Space-time curvature caused by electromagnetic fields - an experimental results

The paper requires a Fabry-Perot cavity that can store light for 200 days, and then measure the phase to a trillionth of a wavelength. This is far beyond the state of the art. With 100 meter-long arms, it would require mirrors that lose less than a quadrillionth of the light with each bounce. To maintain relative coherence between the two arms, you would need to have exactly zero atoms of residual atmosphere in the beam paths, and the two arms would have to be equal in length and stable to about 10^-33 m (about a hundred Planck lengths).

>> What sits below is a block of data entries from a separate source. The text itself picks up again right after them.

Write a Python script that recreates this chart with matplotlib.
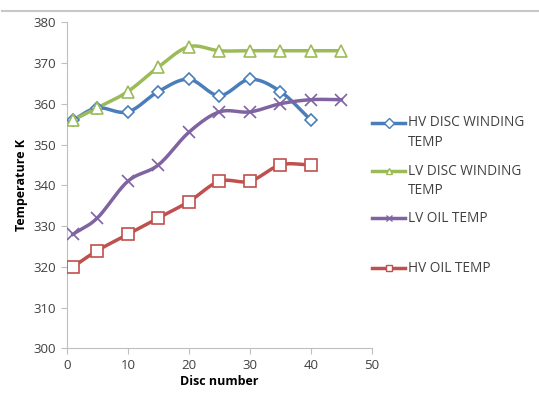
import numpy as np
import matplotlib.pyplot as plt
from matplotlib.lines import Line2D

# dados
disco = [1, 5, 10, 15, 20, 25, 30, 35, 40, 45]
hv_disc = [356, 359, 358, 363, 366, 362, 366, 363, 356]
lv_disc = [356, 359, 363, 369, 374, 373, 373, 373, 373, 373]
lv_oil = [328, 332, 341, 345, 353, 358, 358, 360, 361, 361]
hv_oil = [320, 324, 328, 332, 336, 341, 341, 345, 345]

nomes = [['HV DISC WINDING', 'TEMP'], ['LV DISC WINDING', 'TEMP'], ['LV OIL TEMP'], ['HV OIL TEMP']]
cores = ['#4A7EBB', '#9BBB59', '#8064A2', '#C0504D']
marcadores = ['D', '^', 'x', 's']
tamanhos = [6.5, 8.5, 9, 9]


def suaviza(x, y, n=20):
    # curva tipo Catmull-Rom, parecida com a linha suavizada do Excel
    x = np.asarray(x, float)
    y = np.asarray(y, float)
    px = np.concatenate([[2 * x[0] - x[1]], x, [2 * x[-1] - x[-2]]])
    py = np.concatenate([[2 * y[0] - y[1]], y, [2 * y[-1] - y[-2]]])
    xs, ys = [], []
    t = np.linspace(0, 1, n)
    for i in range(1, len(px) - 2):
        for p, out in ((px, xs), (py, ys)):
            p0, p1, p2, p3 = p[i - 1], p[i], p[i + 1], p[i + 2]
            out.extend(0.5 * (2 * p1 + (-p0 + p2) * t
                              + (2 * p0 - 5 * p1 + 4 * p2 - p3) * t ** 2
                              + (-p0 + 3 * p1 - 3 * p2 + p3) * t ** 3))
    return np.array(xs), np.array(ys)


plt.rcParams['font.family'] = ['Open Sans', 'DejaVu Sans']
fig = plt.figure(figsize=(5.39, 3.96), dpi=100)
ax = fig.add_axes([0.124, 0.12, 0.566, 0.824])

series = [hv_disc, lv_disc, lv_oil, hv_oil]
for ys, c, m, ms in zip(series, cores, marcadores, tamanhos):
    xs = disco[:len(ys)]
    sx, sy = suaviza(xs, ys)
    ax.plot(sx, sy, color=c, lw=2.5, zorder=2)
    ax.plot(xs, ys, ls='none', marker=m, ms=ms, mfc='white' if m != 'x' else c,
            mec=c, mew=1.2, zorder=3)

ax.set_xlim(0, 50)
ax.set_ylim(300, 380)
ax.set_xticks(range(0, 51, 10))
ax.set_yticks(range(300, 381, 10))
for lado in ['top', 'right']:
    ax.spines[lado].set_visible(False)
for lado in ['left', 'bottom']:
    ax.spines[lado].set_color('#BFBFBF')
ax.tick_params(colors='#BFBFBF', labelcolor='#404040', labelsize=9.5, length=4)
ax.set_xlabel('Disc number', fontsize=9, fontweight='bold', labelpad=2)
ax.set_ylabel('Temperature K', fontsize=9, fontweight='bold', labelpad=4)

# legenda feita a mao, com o espacamento do Excel
W, H = 539, 396
ylin = [123, 171, 218, 268]
for linhas, c, m, y in zip(nomes, cores, marcadores, ylin):
    yf = 1 - y / H
    fig.add_artist(Line2D([372 / W, 405 / W], [yf, yf], color=c, lw=2.5))
    fig.add_artist(Line2D([388.5 / W], [yf], ls='none', marker=m, ms=5,
                          mfc='white' if m != 'x' else c, mec=c, mew=1.0))
    for k, txt in enumerate(linhas):
        fig.text(408 / W, 1 - (y + 19 * k) / H, txt, fontsize=9.8, color='#404040',
                 va='center', ha='left')

# linha cinza do topo do quadro
fig.add_artist(Line2D([0.004, 1], [0.972, 0.972], color='#C8C8C8', lw=1.5))

fig.savefig('out.png', dpi=100)
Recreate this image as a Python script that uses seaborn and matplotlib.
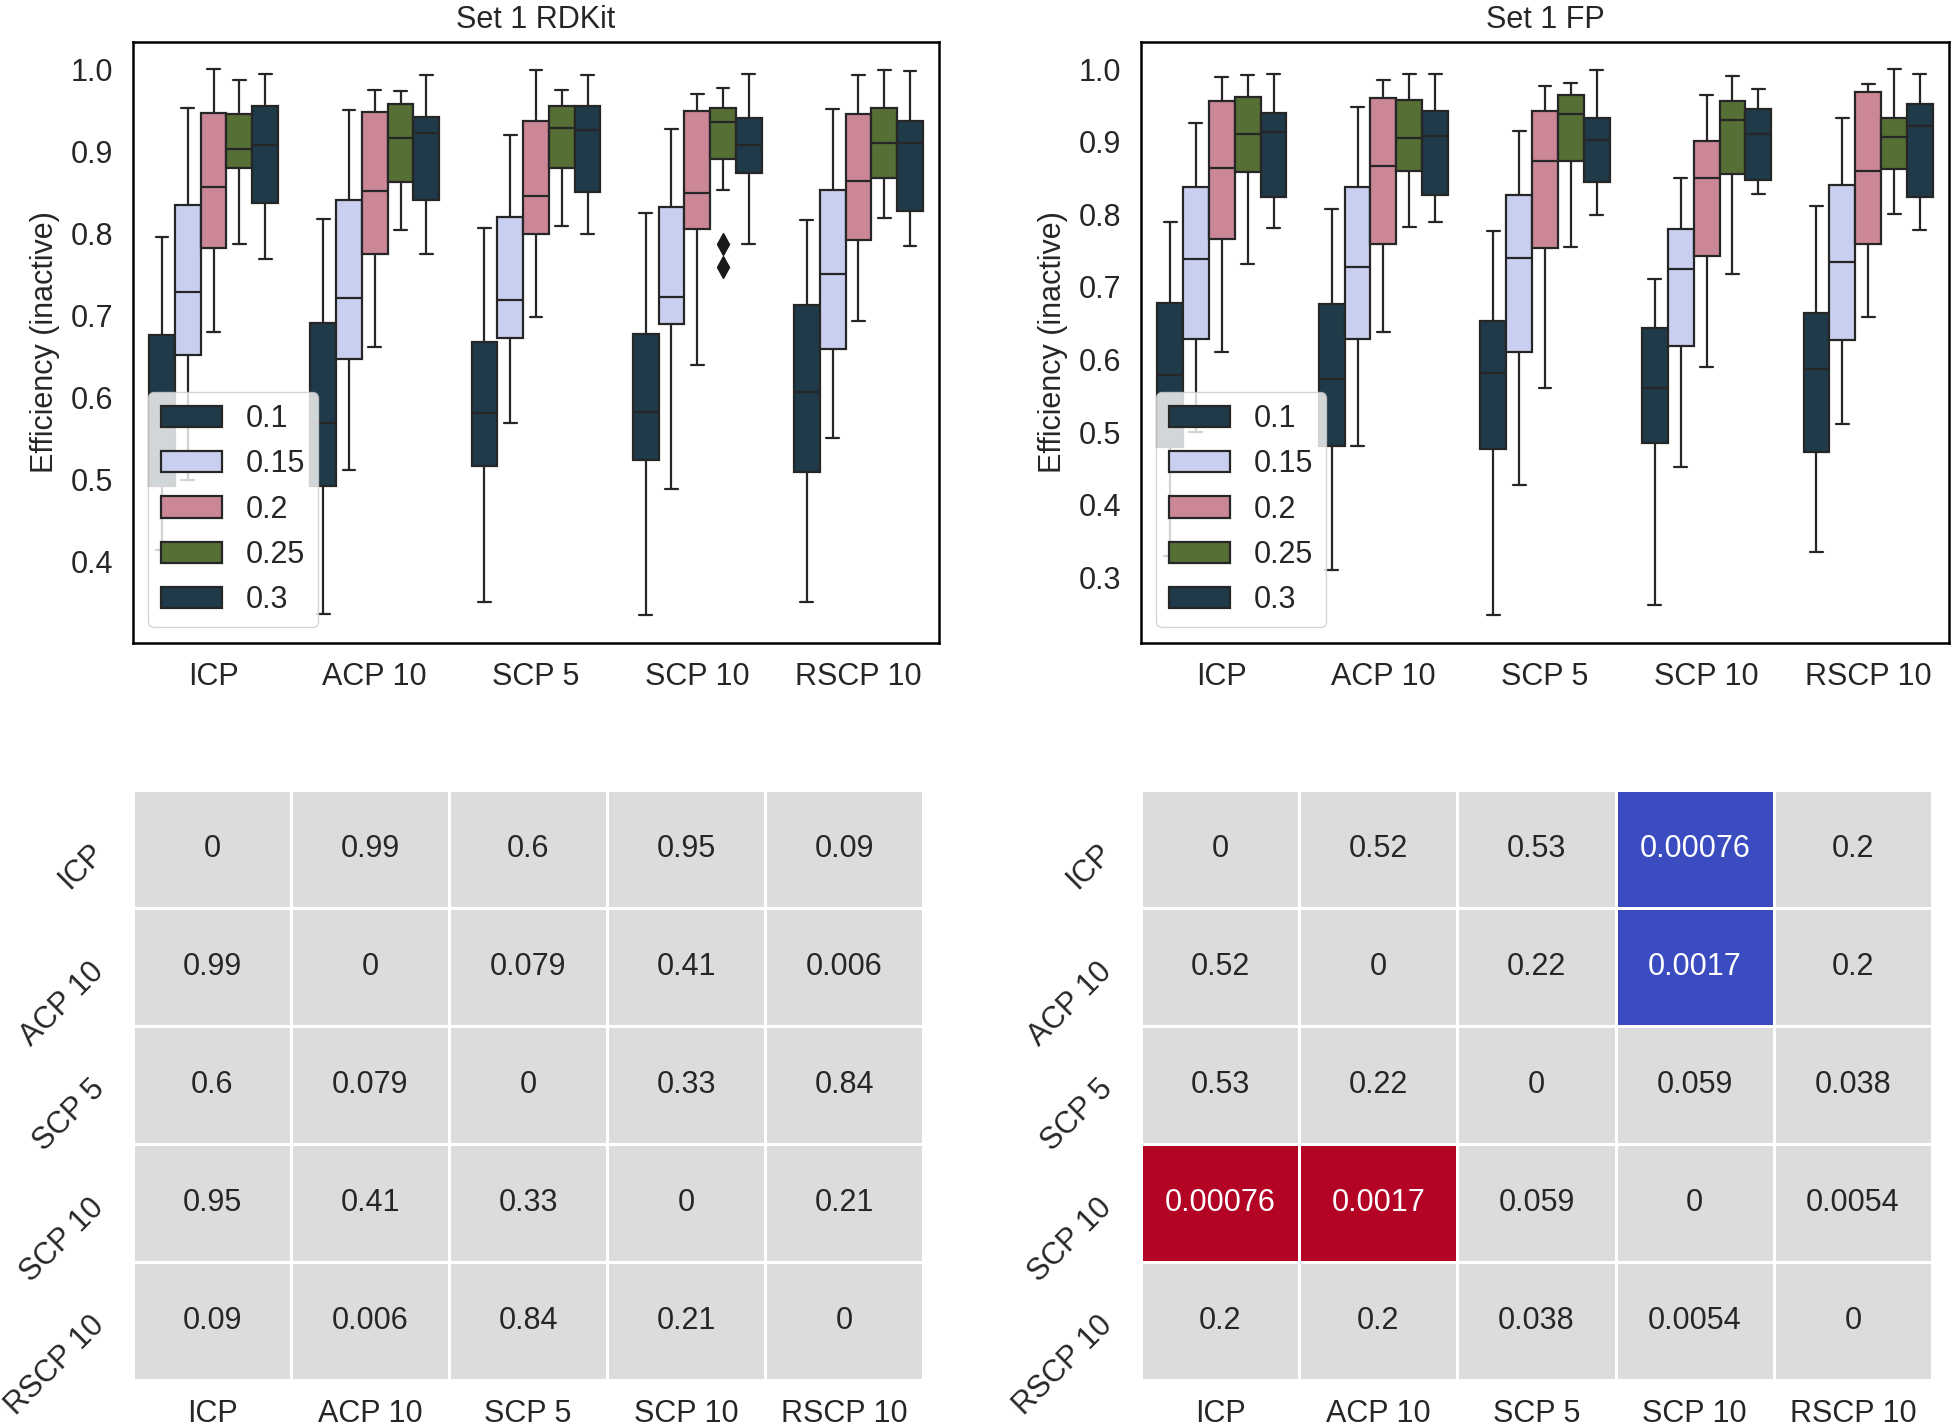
import numpy as np
import pandas as pd
import matplotlib
matplotlib.use("Agg")
import matplotlib.pyplot as plt
import seaborn as sns

# ---------------- data ----------------
methods = ["ICP", "ACP 10", "SCP 5", "SCP 10", "RSCP 10"]
cutoffs = ["0.1", "0.15", "0.2", "0.25", "0.3"]
box_colors = ["#1f3a48", "#c9cff0", "#cc8797", "#566f34", "#1f3a48"]

# five-number summaries, rows = cutoffs, columns = methods
rdkit_lo = [[0.415, 0.337, 0.351, 0.335, 0.351],
            [0.500, 0.512, 0.569, 0.489, 0.551],
            [0.680, 0.662, 0.698, 0.640, 0.693],
            [0.787, 0.804, 0.809, 0.853, 0.819],
            [0.769, 0.775, 0.799, 0.787, 0.785]]
rdkit_q1 = [[0.492, 0.493, 0.517, 0.524, 0.510],
            [0.652, 0.647, 0.673, 0.690, 0.659],
            [0.782, 0.775, 0.799, 0.805, 0.792],
            [0.880, 0.862, 0.879, 0.891, 0.867],
            [0.837, 0.840, 0.850, 0.873, 0.827]]
rdkit_med = [[0.580, 0.569, 0.581, 0.583, 0.607],
             [0.728, 0.721, 0.719, 0.722, 0.751],
             [0.856, 0.851, 0.846, 0.849, 0.864],
             [0.903, 0.916, 0.928, 0.936, 0.910],
             [0.907, 0.922, 0.926, 0.907, 0.910]]
rdkit_q3 = [[0.676, 0.691, 0.668, 0.677, 0.713],
            [0.834, 0.840, 0.820, 0.832, 0.853],
            [0.947, 0.948, 0.937, 0.949, 0.945],
            [0.945, 0.957, 0.955, 0.952, 0.953],
            [0.955, 0.941, 0.955, 0.940, 0.937]]
rdkit_hi = [[0.795, 0.818, 0.806, 0.825, 0.816],
            [0.952, 0.950, 0.920, 0.927, 0.951],
            [1.000, 0.975, 0.999, 0.969, 0.993],
            [0.987, 0.973, 0.975, 0.977, 0.999],
            [0.994, 0.993, 0.993, 0.994, 0.997]]
rdkit_fliers = {("0.25", "SCP 10"): [0.787, 0.759]}

fp_lo = [[0.330, 0.310, 0.248, 0.262, 0.335],
         [0.500, 0.481, 0.427, 0.452, 0.512],
         [0.610, 0.638, 0.561, 0.590, 0.658],
         [0.732, 0.782, 0.755, 0.718, 0.801],
         [0.781, 0.790, 0.799, 0.828, 0.778]]
fp_q1 = [[0.480, 0.481, 0.477, 0.485, 0.473],
         [0.629, 0.629, 0.610, 0.619, 0.627],
         [0.766, 0.759, 0.753, 0.743, 0.759],
         [0.858, 0.860, 0.873, 0.856, 0.863],
         [0.824, 0.826, 0.845, 0.847, 0.824]]
fp_med = [[0.579, 0.573, 0.582, 0.561, 0.587],
          [0.738, 0.728, 0.740, 0.725, 0.734],
          [0.864, 0.866, 0.873, 0.850, 0.860],
          [0.911, 0.905, 0.938, 0.930, 0.906],
          [0.913, 0.908, 0.902, 0.911, 0.922]]
fp_q3 = [[0.678, 0.676, 0.653, 0.644, 0.664],
         [0.838, 0.838, 0.826, 0.780, 0.841],
         [0.956, 0.960, 0.942, 0.901, 0.968],
         [0.962, 0.957, 0.964, 0.956, 0.932],
         [0.940, 0.942, 0.933, 0.945, 0.952]]
fp_hi = [[0.789, 0.808, 0.777, 0.711, 0.812],
         [0.926, 0.948, 0.915, 0.850, 0.933],
         [0.989, 0.985, 0.977, 0.964, 0.980],
         [0.992, 0.993, 0.981, 0.991, 1.000],
         [0.993, 0.993, 0.998, 0.973, 0.993]]
fp_fliers = {}

# pairwise p-values
rdkit_p = [[0, 0.99, 0.6, 0.95, 0.09],
           [0.99, 0, 0.079, 0.41, 0.006],
           [0.6, 0.079, 0, 0.33, 0.84],
           [0.95, 0.41, 0.33, 0, 0.21],
           [0.09, 0.006, 0.84, 0.21, 0]]
fp_p = [[0, 0.52, 0.53, 0.00076, 0.2],
        [0.52, 0, 0.22, 0.0017, 0.2],
        [0.53, 0.22, 0, 0.059, 0.038],
        [0.00076, 0.0017, 0.059, 0, 0.0054],
        [0.2, 0.2, 0.038, 0.0054, 0]]
alpha_sig = 0.005


def summary_points(lo, q1, med, q3, hi, fliers):
    """Points whose quartiles / whiskers reproduce the given summary."""
    if not fliers:
        return [lo, q1, med, q3, hi]
    # two low outliers: 13 points, quartiles at positions 3, 6, 9
    return sorted(fliers) + [lo, q1, q1, med, med, med, q3, q3, q3, q3, hi]


def build_frame(lo, q1, med, q3, hi, fliers):
    rows = []
    for i, c in enumerate(cutoffs):
        for j, m in enumerate(methods):
            pts = summary_points(lo[i][j], q1[i][j], med[i][j], q3[i][j],
                                 hi[i][j], fliers.get((c, m), []))
            for v in pts:
                rows.append({"method": m, "cutoff": c, "value": v})
    return pd.DataFrame(rows)


# ---------------- style ----------------
sns.set_theme(style="white")
plt.rcParams["font.family"] = ["Liberation Sans", "DejaVu Sans"]
plt.rcParams["text.color"] = "#262626"
FS = 22

fig = plt.figure(figsize=(19.53, 14.28), dpi=100)
W, H = 1953.0, 1428.0


def box_panel(rect, df, title):
    ax = fig.add_axes(rect)
    sns.boxplot(data=df, x="method", y="value", hue="cutoff",
                order=methods, hue_order=cutoffs, palette=box_colors,
                saturation=1, width=0.8, linewidth=1.6, linecolor="#262626",
                flierprops=dict(marker="d", markerfacecolor="#1a1a1a",
                                markeredgecolor="#1a1a1a", markersize=11),
                ax=ax)
    ax.set_xlabel("")
    ax.set_ylabel("Efficiency (inactive)", fontsize=FS, labelpad=8)
    ax.set_title(title, fontsize=FS, pad=10)
    ax.tick_params(labelsize=FS, length=0, pad=14)
    for s in ax.spines.values():
        s.set_visible(True)
        s.set_color("black")
        s.set_linewidth(1.8)
    sns.move_legend(ax, "lower left", title=None, fontsize=FS, frameon=True)
    return ax


def heat_panel(rect, p):
    ax = fig.add_axes(rect)
    pa = np.array(p, dtype=float)
    n = len(methods)
    sig = np.zeros_like(pa)
    for i in range(n):
        for j in range(n):
            if i != j and pa[i, j] < alpha_sig:
                sig[i, j] = 1 if i > j else -1
    sns.heatmap(sig, cmap="coolwarm", vmin=-1, vmax=1, annot=pa, fmt=".2g",
                annot_kws={"size": FS}, linewidths=1.0, linecolor="white",
                cbar=False, xticklabels=methods, yticklabels=methods, ax=ax)
    ax.tick_params(axis="x", labelsize=FS, length=0, pad=14)
    ax.tick_params(axis="y", labelsize=FS, length=0, pad=24)
    ax.set_yticklabels(methods, rotation=45, ha="right", va="center",
                       rotation_mode="anchor")
    ax.set_xticklabels(methods, rotation=0)
    return ax


def frac(x0, y0, x1, y1):
    return [x0 / W, 1 - y1 / H, (x1 - x0) / W, (y1 - y0) / H]


box_panel(frac(133, 41.7, 939, 642.7),
          build_frame(rdkit_lo, rdkit_q1, rdkit_med, rdkit_q3, rdkit_hi, rdkit_fliers),
          "Set 1 RDKit")
box_panel(frac(1141, 41.7, 1949, 642.7),
          build_frame(fp_lo, fp_q1, fp_med, fp_q3, fp_hi, fp_fliers),
          "Set 1 FP")
heat_panel(frac(133, 790, 923, 1380), rdkit_p)
heat_panel(frac(1141, 790, 1932, 1380), fp_p)

fig.savefig("out.png", dpi=100)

This experiment has not been done.

However, you can show that electromagnetic fields have gravitational effects. A small but significant (calculable, measurable) fraction of the mass-energy of an atom is due to the EM fields in the nucleus and between the nucleus and electrons. If this field mass-energy did not have gravitational effects, then the gravitational mass (measured by weight) of an atom would be different from its inertial mass, which is not the case to as accurately as anyone has been able to measure. (Any discrepancy would be an instant Nobel. Google 'Equivalence Principle' for more information.)

For your third question, gravitational waves are an example of gravitational fields having gravitational effects, in the same way as EM waves are an effect of the electric field having magnetic effects and vice versa.

Also, the precession of Mercury can be thought of as gravitational fields having gravitational effects. When Mercury is closest to the Sun, there is less gravitational field within the sphere with radius of the Sun-Mercury separation. Since gravitational field energy is negative (surprising but true), this means that Mercury feels more gravitational pull close in than would be predicted by a Newtonian 1/r^2 field, leading to orbital precession.

Another example is given by a gravitational wave detection that was also seen in electromagnetic radiation (a hard X-ray/gamma burst). The gravitational field along the path, caused by clusters of galaxies, etc., results in significant propagation delays for electromagnetic radiation compared to the Euclidean light speed calculation. (We know that this effect is real and consistent with theory for EM waves, because that's how gravitational lenses like the Einstein cross work.) The EM and GW detections were ~simultaneous, indicating that GWs are delayed in exactly the same way as EM waves.